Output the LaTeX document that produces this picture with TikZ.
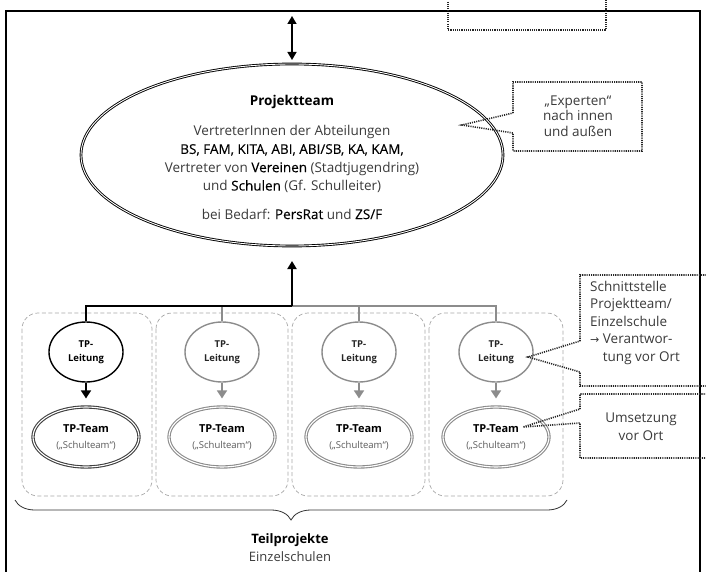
\documentclass[tikz,border=0pt]{standalone}
\usepackage{fontspec}
\setmainfont{Open Sans}
\newfontfamily\dejavu{DejaVu Sans}
\newfontfamily\medfont[FakeBold=0.15]{Open Sans}
\usetikzlibrary{arrows.meta,decorations.pathreplacing,shapes.geometric}
\definecolor{tpgray}{HTML}{8C8C8C}
\definecolor{boxgray}{HTML}{A6A6A6}
\definecolor{txt}{HTML}{3A3A3A}
\newcommand{\emw}[1]{{\medfont\color{black}#1}}
\begin{document}
\begin{tikzpicture}[x=1pt,y=-1pt,
  font=\fontsize{13.5}{17}\selectfont,
  dotbox/.style={line width=1.6pt, dash pattern=on 1.1pt off 1.1pt, black!85},
  tplead/.style={ellipse, draw, line width=1.4pt, minimum width=74pt, minimum height=60pt,
    inner sep=0pt, align=center, font=\fontsize{9.5}{14.5}\selectfont\bfseries},
  tpteam/.style={ellipse, draw, double=white, double distance=1.1pt, line width=1.1pt,
    minimum width=106pt, minimum height=60pt, inner sep=0pt, align=center},
  schoolbox/.style={draw=boxgray, dash pattern=on 4pt off 2.5pt, rounded corners=16pt, line width=0.7pt},
  arr/.style={-{Triangle[width=9pt,length=8pt]}, line width=1.8pt},
  leadarr/.style={-{Triangle[width=10pt,length=8pt]}, line width=1.5pt},
  calltext/.style={font=\fontsize{13.5}{17.5}\selectfont, text=txt},
]
\useasboundingbox (0,0) rectangle (706,572);
\clip (0,0) rectangle (706,572);

% outer frame
\draw[line width=1.8pt] (6,11) rectangle (700,600);

% top dotted box (cut off)
\draw[dotbox] (448,-5) -- (448,30) -- (606,30) -- (606,-5);

% top double arrow
\coordinate (dtop) at (292,16);
\coordinate (dbot) at (292,60);
\draw[{Triangle[width=9pt,length=8pt]}-{Triangle[width=9pt,length=8pt]}, line width=1.6pt] (dtop) -- (dbot);

% Projektteam ellipse
\node[ellipse, draw, double=white, double distance=0.9pt, line width=0.9pt,
      minimum width=422pt, minimum height=182pt, inner sep=0pt] (pt) at (292,155) {};
\node[font=\fontsize{13.5}{16}\selectfont\bfseries] (pttitle) at (292,102) {Projektteam};
\node[align=center, font=\fontsize{13.5}{18.3}\selectfont, text=txt] (ptbody) at (292,159)
  {VertreterInnen der Abteilungen\\
   \emw{BS, FAM, KITA, ABI, ABI/SB, KA, KAM,}\\
   Vertreter von \emw{Vereinen} (Stadtjugendring)\\
   und \emw{Schulen} (Gf. Schulleiter)};
\node[font=\fontsize{13.5}{16}\selectfont, text=txt] (ptbedarf) at (292,214)
  {bei Bedarf: \emw{PersRat} und \emw{ZS/F}};

% Experten callout
\coordinate (exptip) at (462,125);
\draw[dotbox] (513,113) -- (513,82) -- (642,82) -- (642,151) -- (513,151) -- (513,133) -- (exptip) -- cycle;
\node[align=center, calltext, font=\fontsize{13.5}{15.5}\selectfont] (exptext) at (578,116)
  {„Experten“\\nach innen\\und außen};

% school boxes
\draw[schoolbox] (22,313) rectangle (152,496);
\draw[schoolbox] (156,313) rectangle (288,496);
\draw[schoolbox] (292,313) rectangle (425,496);
\draw[schoolbox] (429,313) rectangle (563,496);

% TP-Leitung nodes
\node[tplead, draw=black] (l1) at (86,352) {TP-\\Leitung};
\node[tplead, draw=tpgray, text=black!85] (l2) at (222,352) {TP-\\Leitung};
\node[tplead, draw=tpgray, text=black!85] (l3) at (359,352) {TP-\\Leitung};
\node[tplead, draw=tpgray, text=black!85] (l4) at (496,352) {TP-\\Leitung};

% TP-Team nodes
\node[tpteam, draw=black!75] (t1) at (86,437)
  {{\fontsize{11}{13}\selectfont\bfseries TP-Team}\\[-1pt]{\fontsize{9.5}{11}\selectfont\color{black!65}(„Schulteam“)}};
\node[tpteam, draw=tpgray] (t2) at (222,437)
  {{\fontsize{11}{13}\selectfont\bfseries TP-Team}\\[-1pt]{\fontsize{9.5}{11}\selectfont\color{black!65}(„Schulteam“)}};
\node[tpteam, draw=tpgray] (t3) at (359,437)
  {{\fontsize{11}{13}\selectfont\bfseries TP-Team}\\[-1pt]{\fontsize{9.5}{11}\selectfont\color{black!65}(„Schulteam“)}};
\node[tpteam, draw=tpgray] (t4) at (496,437)
  {{\fontsize{11}{13}\selectfont\bfseries TP-Team}\\[-1pt]{\fontsize{9.5}{11}\selectfont\color{black!65}(„Schulteam“)}};

% bus lines
\coordinate (bus) at (292,306);
\coordinate (uptip) at (292,261);
\draw[tpgray, line width=1.6pt] (bus) -| (l4.north);
\draw[tpgray, line width=1.6pt] (l2.north) -- (l2.north |- bus);
\draw[tpgray, line width=1.6pt] (l3.north) -- (l3.north |- bus);
\draw[line width=1.8pt] (l1.north) |- (bus);
\draw[arr] (bus) -- (uptip);

% Leitung -> Team arrows
\draw[leadarr, shorten >=8pt] (l1.south) -- (t1.north);
\draw[leadarr, tpgray, shorten >=8pt] (l2.south) -- (t2.north);
\draw[leadarr, tpgray, shorten >=8pt] (l3.south) -- (t3.north);
\draw[leadarr, tpgray, shorten >=8pt] (l4.south) -- (t4.north);

% Schnittstelle callout
\coordinate (stip) at (528,357);
\draw[dotbox] (580,341) -- (580,275) -- (712,275) -- (712,386) -- (580,386) -- (580,372) -- (stip) -- cycle;
\node[anchor=north west, align=left, calltext, inner sep=0pt] (stext) at (590,281)
  {Schnittstelle\\Projektteam/\\Einzelschule\\{\dejavu\fontsize{11}{17.5}\selectfont→} Verantwor-\\\hphantom{{\dejavu\fontsize{11}{17.5}\selectfont→} }tung vor Ort};

% Umsetzung callout
\coordinate (utip) at (523,427);
\draw[dotbox] (580,409) -- (580,394) -- (712,394) -- (712,458) -- (580,458) -- (580,423) -- (utip) -- cycle;
\node[align=center, calltext, font=\fontsize{13.5}{18}\selectfont] (utext) at (641,427)
  {Umsetzung\\vor Ort};

% brace and label
\draw[line width=0.8pt, black!80, decorate, decoration={brace, mirror, amplitude=20pt}] (15,500) -- (567,500);
\node[font=\fontsize{13}{15}\selectfont\bfseries] (teil) at (290,540) {Teilprojekte};
\node[font=\fontsize{13}{15}\selectfont, text=txt] (einz) at (290,557) {Einzelschulen};
\end{tikzpicture}
\end{document}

########

# Stated task
Leave out any pictures, please, and quote only the lines from the top of the data through the line that contains "(dtop) -- (dbot);".

# Solution below
Output the LaTeX document that produces this picture with TikZ.
\documentclass[tikz,border=0pt]{standalone}
\usepackage{fontspec}
\setmainfont{Open Sans}
\newfontfamily\dejavu{DejaVu Sans}
\newfontfamily\medfont[FakeBold=0.15]{Open Sans}
\usetikzlibrary{arrows.meta,decorations.pathreplacing,shapes.geometric}
\definecolor{tpgray}{HTML}{8C8C8C}
\definecolor{boxgray}{HTML}{A6A6A6}
\definecolor{txt}{HTML}{3A3A3A}
\newcommand{\emw}[1]{{\medfont\color{black}#1}}
\begin{document}
\begin{tikzpicture}[x=1pt,y=-1pt,
  font=\fontsize{13.5}{17}\selectfont,
  dotbox/.style={line width=1.6pt, dash pattern=on 1.1pt off 1.1pt, black!85},
  tplead/.style={ellipse, draw, line width=1.4pt, minimum width=74pt, minimum height=60pt,
    inner sep=0pt, align=center, font=\fontsize{9.5}{14.5}\selectfont\bfseries},
  tpteam/.style={ellipse, draw, double=white, double distance=1.1pt, line width=1.1pt,
    minimum width=106pt, minimum height=60pt, inner sep=0pt, align=center},
  schoolbox/.style={draw=boxgray, dash pattern=on 4pt off 2.5pt, rounded corners=16pt, line width=0.7pt},
  arr/.style={-{Triangle[width=9pt,length=8pt]}, line width=1.8pt},
  leadarr/.style={-{Triangle[width=10pt,length=8pt]}, line width=1.5pt},
  calltext/.style={font=\fontsize{13.5}{17.5}\selectfont, text=txt},
]
\useasboundingbox (0,0) rectangle (706,572);
\clip (0,0) rectangle (706,572);

% outer frame
\draw[line width=1.8pt] (6,11) rectangle (700,600);

% top dotted box (cut off)
\draw[dotbox] (448,-5) -- (448,30) -- (606,30) -- (606,-5);

% top double arrow
\coordinate (dtop) at (292,16);
\coordinate (dbot) at (292,60);
\draw[{Triangle[width=9pt,length=8pt]}-{Triangle[width=9pt,length=8pt]}, line width=1.6pt] (dtop) -- (dbot);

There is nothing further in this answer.